Littin’s latest film, dubbed Allende en su Laberinto (Allende is his Maze), will go on screen for the first time at the ceremony.
Littin attended the third edition of the APFF in Tehran earlier this month.
Allende en su Laberinto, which was produced in 2014, accounts the last seven hours of the life of former democratically-elected Chilean President Salvador Allende and his close allies inside the Palace of La Moneda during a brutal military coup d’etat on September 11, 1973.
Allende died of self-inflicted gunshot wounds during the putsch, which was led by then-army commander-in-chief Augusto Pinochet and aided by the United States’ Central Intelligence Agency (CIA).
Littin is globally renowned as one of the most prominent personalities of the New Latin American cinema.
He has directed at least 16 feature-length movies as well as documentaries, which have vied at the Cannes Film Festival, the New York Film Festival and the Moscow International Film Festival.
Littin was driven into exile shortly after Pinochet assumed power in Chile. He took refuge in Mexico, Nicaragua and Spain later on, before eventually returning to Chile following the resignation of Pinochet’s dictatorial regime.
The third edition of the APFF kicked off on August 24 and wrapped up on August 26, 2016.
More than 5,000 films from 129 countries were reportedly submitted to the secretariat of the festival.
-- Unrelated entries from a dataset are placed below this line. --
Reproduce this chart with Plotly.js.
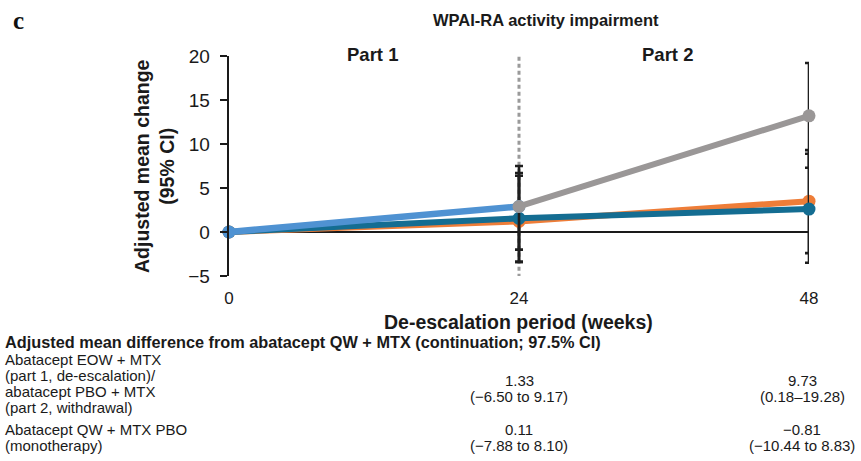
<!DOCTYPE html>
<html>
<head>
<meta charset="utf-8">
<script src="https://cdn.plot.ly/plotly-3.0.1.min.js"></script>
<style>html,body{margin:0;padding:0;background:#fff;}#chart{width:861px;height:461px;}</style>
</head>
<body>
<div id="chart"></div>
<script>
// ---- data ----
const xTickVals = [0, 24, 48];
const xTickText = ["0", "24", "48"];
const yTickVals = [-5, 0, 5, 10, 15, 20];

// Abatacept EOW + MTX (part 1, de-escalation)
const eowWeeks = [0, 24];
const eowMean = [0, 2.9];
const eowHi = [0, 7.5];
const eowLo = [0, -2.0];

// Abatacept PBO + MTX (part 2, withdrawal)
const pboWeeks = [24, 48];
const pboMean = [2.9, 13.2];
const pboHi = [2.9, 19.2];
const pboLo = [2.9, 7.3];

// Abatacept QW + MTX (continuation)
const qwWeeks = [0, 24, 48];
const qwMean = [0, 1.2, 3.5];
const qwHi = [0, 6.4, 9.3];
const qwLo = [0, -3.4, -2.4];

// Abatacept QW + MTX PBO (monotherapy)
const monoWeeks = [0, 24, 48];
const monoMean = [0, 1.55, 2.6];
const monoHi = [0, 6.7, 8.9];
const monoLo = [0, -3.4, -3.5];

// table
const tableHeader = "Adjusted mean difference from abatacept QW + MTX (continuation; 97.5% CI)";
const row1Label = ["Abatacept EOW + MTX", "(part 1, de-escalation)/", "abatacept PBO + MTX", "(part 2, withdrawal)"];
const row1Wk24 = ["1.33", "(\u22126.50 to 9.17)"];
const row1Wk48 = ["9.73", "(0.18\u201319.28)"];
const row2Label = ["Abatacept QW + MTX PBO", "(monotherapy)"];
const row2Wk24 = ["0.11", "(\u22127.88 to 8.10)"];
const row2Wk48 = ["\u22120.81", "(\u221210.44 to 8.83)"];

// ---- layout helpers (pixel -> paper) ----
const L = 229, R = 809, T = 56, B = 276;
const px = p => (p - L) / (R - L);
const py = p => (B - p) / (B - T);
const FONT = "Liberation Sans, Arial, Helvetica, sans-serif";

const plus = (hi, m) => hi.map((h, i) => h - m[i]);
const minus = (lo, m) => m.map((v, i) => v - lo[i]);

function series(x, y, hi, lo, color, lw) {
  return {
    x: x, y: y, type: "scatter", mode: "lines+markers",
    line: {color: color, width: lw},
    marker: {color: color, size: 13},
    error_y: {type: "data", symmetric: false, array: plus(hi, y), arrayminus: minus(lo, y),
              color: "#1e1e1e", thickness: 2.6, width: 4},
    cliponaxis: false, hoverinfo: "skip", showlegend: false
  };
}

const traces = [
  series(qwWeeks, qwMean, qwHi, qwLo, "#ee7d38", 6),
  series(monoWeeks, monoMean, monoHi, monoLo, "#146d92", 6),
  series(eowWeeks, eowMean, eowHi, eowLo, "#4f92d2", 6.5),
  series(pboWeeks, pboMean, pboHi, pboLo, "#9a9797", 6)
];

const ann = [];
function txt(text, x, y, size, opts) {
  ann.push(Object.assign({
    text: text, xref: "paper", yref: "paper", x: px(x), y: py(y),
    showarrow: false, xanchor: "center", yanchor: "middle",
    font: {family: FONT, size: size, color: "#1a1a1a"}
  }, opts || {}));
}
const b = s => "<b>" + s + "</b>";

txt(b("c"), 11, 21, 25, {xanchor: "left", font: {family: "Liberation Serif, Times New Roman, serif", size: 25, color: "#111"}});
txt(b("WPAI-RA activity impairment"), 546, 20, 16.5);
txt(b("Part 1"), 372, 55, 18.5);
txt(b("Part 2"), 667, 55, 18.5);
txt(b("Adjusted mean change<br>(95% CI)"), 154, 166, 19.5, {textangle: -90});
txt(b("De-escalation period (weeks)"), 518, 322, 19.5);

txt(b(tableHeader), 3, 342, 16.3, {xanchor: "left"});
const rowY1 = [359, 375, 391, 407];
row1Label.forEach((s, i) => txt(s, 3, rowY1[i], 15, {xanchor: "left"}));
txt(row1Wk24[0], 519, 380, 15); txt(row1Wk24[1], 519, 396.5, 15);
txt(row1Wk48[0], 802, 380, 15); txt(row1Wk48[1], 802, 396.5, 15);
const rowY2 = [429, 445];
row2Label.forEach((s, i) => txt(s, 3, rowY2[i], 15, {xanchor: "left"}));
txt(row2Wk24[0], 519, 429, 15); txt(row2Wk24[1], 519, 445, 15);
txt(row2Wk48[0], 802, 429, 15); txt(row2Wk48[1], 802, 445, 15);

const layout = {
  width: 861, height: 461,
  margin: {l: L, r: 861 - R, t: T, b: 461 - B, pad: 0},
  paper_bgcolor: "#fff", plot_bgcolor: "#fff",
  showlegend: false,
  xaxis: {
    range: [0, 48], tickvals: xTickVals, ticktext: xTickText,
    showgrid: false, zeroline: false, showline: false, ticks: "",
    ticklabelstandoff: 10,
    tickfont: {family: FONT, size: 17, color: "#1a1a1a"}
  },
  yaxis: {
    range: [-5, 20], tickvals: yTickVals,
    showgrid: false, zeroline: true, zerolinecolor: "#1a1a1a", zerolinewidth: 2.2,
    showline: true, linecolor: "#1a1a1a", linewidth: 2.4,
    ticks: "outside", ticklen: 7, tickwidth: 2, tickcolor: "#1a1a1a",
    ticklabelstandoff: 6,
    tickfont: {family: FONT, size: 19, color: "#1a1a1a"}
  },
  shapes: [{
    type: "line", xref: "x", yref: "y", x0: 24, x1: 24, y0: -5.2, y1: 20.1,
    line: {color: "#9a9a9a", width: 3, dash: "4px,3px"}, layer: "below"
  }],
  annotations: ann
};

Plotly.newPlot("chart", traces, layout, {staticPlot: true, displayModeBar: false});
</script>
</body>
</html>
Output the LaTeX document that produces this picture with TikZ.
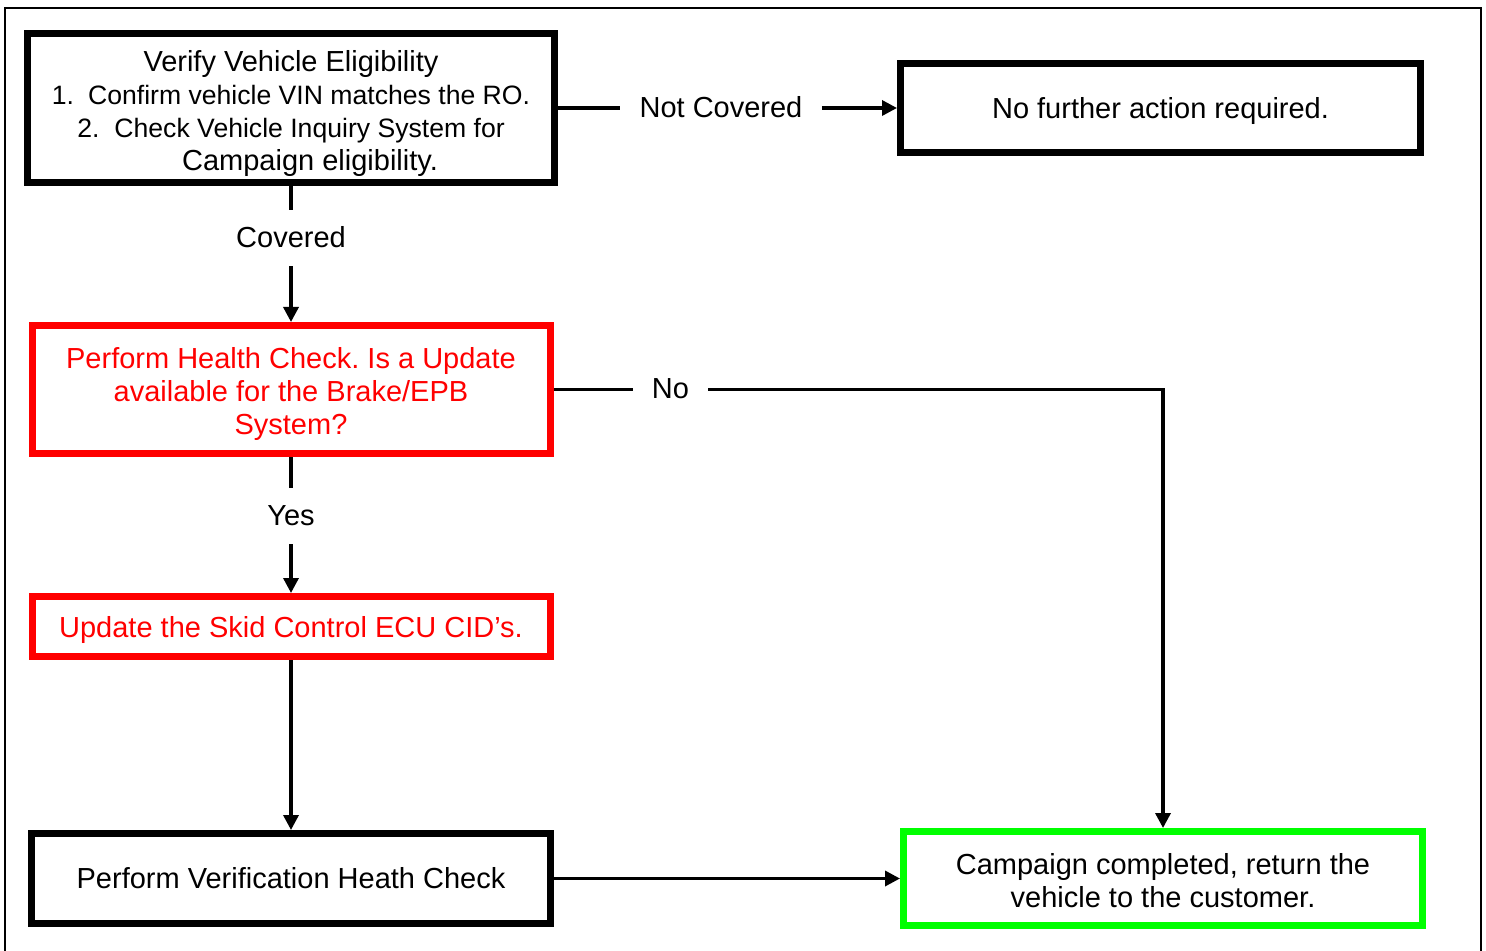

The theme of this year’s edition was the Influence of Arrogant World Powers on Other Countries. The festival sought to shed light on the CIA-assisted colonial coup in Iran, which overthrew the then government of democratically-elected then-Prime Minister Mohammad Mosaddeq in favor of cementing the monarchical rule of Mohammad Reza Pahlavi, the then-Iranian monarch, back on August 19, 1953.